Soy una antigua. Si no fuera por el poso romántico que acompaña a la expresión, diría que soy más carca que La Dama de las Camelias. Hoy en día, cuando lo que le mola y pone al personal es mantener entusiastas relaciones a través de internet, yo me declaro ferviente seguidora del cuerpo a cuerpo. Vamos, que no concibo acercamiento alguno sin la inestimable colaboración de los sentidos.
Siempre he pensado que las cosas entran por los ojos. Las que nos gustan y las que no. De ahí las primeras impresiones. Una persona nos puede atraer en cuestión de segundos y, a partir de ahí, comenzar el cortejo y/o acercamiento.

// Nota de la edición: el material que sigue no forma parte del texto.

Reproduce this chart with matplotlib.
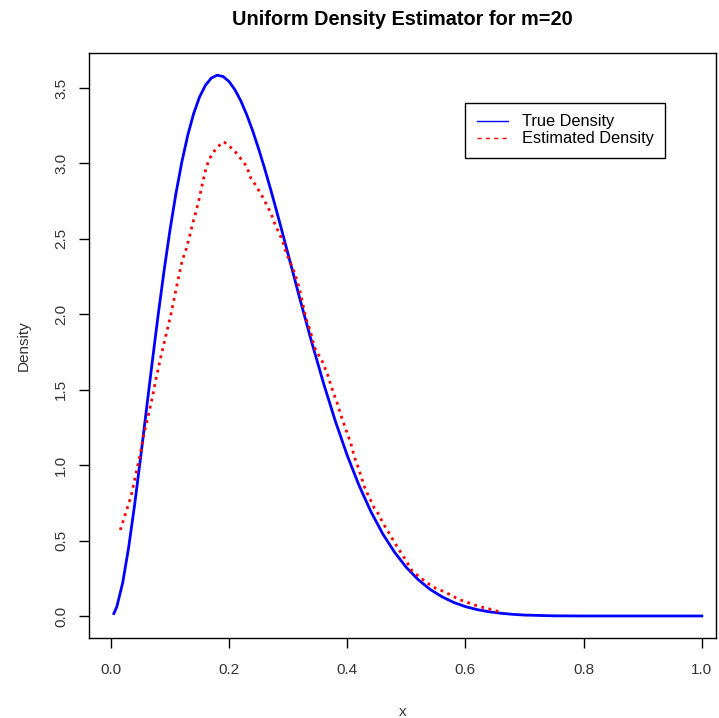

Lo que me cuesta entender es ese flechazo súbito que les sobreviene a algunos (y a algunas) sin poder tocar, oler, oír, saborear y, por supuesto, ver, al objeto de sus cuitas. No sé si genéticamente estamos siquiera preparados para tamaño salto evolutivo.
Reconozco que me han contando casos y cosas de personas que se conocieron a través de chats y redes sociales, que las chispa saltó entre ellas mediante el cruce de discursos, y que, con el tiempo, el trato personal superó las expectativas. Me lo tengo que creer porque hay pruebas empíricas de que el asunto funciona y de que ahí hay tomate del bueno. Opino que, lógicamente, el intercambio de floridas palabras con otras personas puede originar simpatías. Los foros son un estupendo punto de partida, porque se asientan ya sobre la base de temas comunes. Cuando los interes coinciden, el resto, con suerte, viene rodado.
Pero también opino que, aquí, escondidos tras una pantalla, todos somos Manolete. Yo siempre digo que la persona que escribe en este blog es, en realidad, mi alter ego. La mujer que soy piensa lo mismo, pero seguramente encierra muchas más debilidades, bastantes más intolerancias y algunas manías que tal vez no pasaran la prueba del algodón. O sí, vaya usted a saber. Pero tendría que hacer un auténtico ejercicio de ciencia ficción para pensar que alguien se pudiera enganchar conmigo solo leyendo mis entradas, sin verme ni catarme.
Me da la impresión de que todos estamos bastante solos. Y nos regodeamos en esa soledad hasta crear un particular avatar que es un hacha en el ciberespacio, pero pierde bastante en las distancias cortas. Y no debería ser así. Todos encerramos algún interés, en mayor o menos medida, y seguro que también somos o podemos ser importantes para alguien. Solo hay que trabajárselo. Lógicamente, es mucho más cómodo entablar relaciones estupendas con esos miles de amiguetes de Facebook, pero el verdadero curro es cuidar, alimentar y conservar una o dos amistades en la vida real. Ahí quisiera ver yo a todas esas estrellonas de las redes sociales. En la realidad nos cabreamos, nos equivocamos, tenemos bajones... y la prueba de fuego es que alguien nos aguante y hacer lo propio con él. Son esos baches los que nos permiten madurar como personas y emprender la criba entre toda esa paja de colegas bienintencionados que nos rodean, espertos en dar la espantá a las primeras de cambio y a quienes les produce dolor de bajos el llamarte de vez en cuando para saber cómo te trata la vida.
Personalmente, el amor cibernético me da susto. El sexo, cada uno que lo practique como quiera, pero los sentimientos son un terreno más difícil. Si ya me cuesta confiar en la gente a la que puedo ver y tocar (la confianza en los otros es mi bien más preciado, pero también el que más tiende a fallarme) no quiero pensar en lo que podría ocurrir con alguien a quien no soy capaz de sentir. Y, no obstante, estos enRedos del corazón tienen que tener un futuro estupendo por delante, porque si no no surgirían tantas empresas de contactos al amparo de esta necesidad de encontrar la media tuerca. Como decía mi madre, "siempre hay un roto para un descosido". Así que, aunque asuntos como estos me sean tan ajenos, enredénse los que puedan y quieran y ¡qué vivan los novios!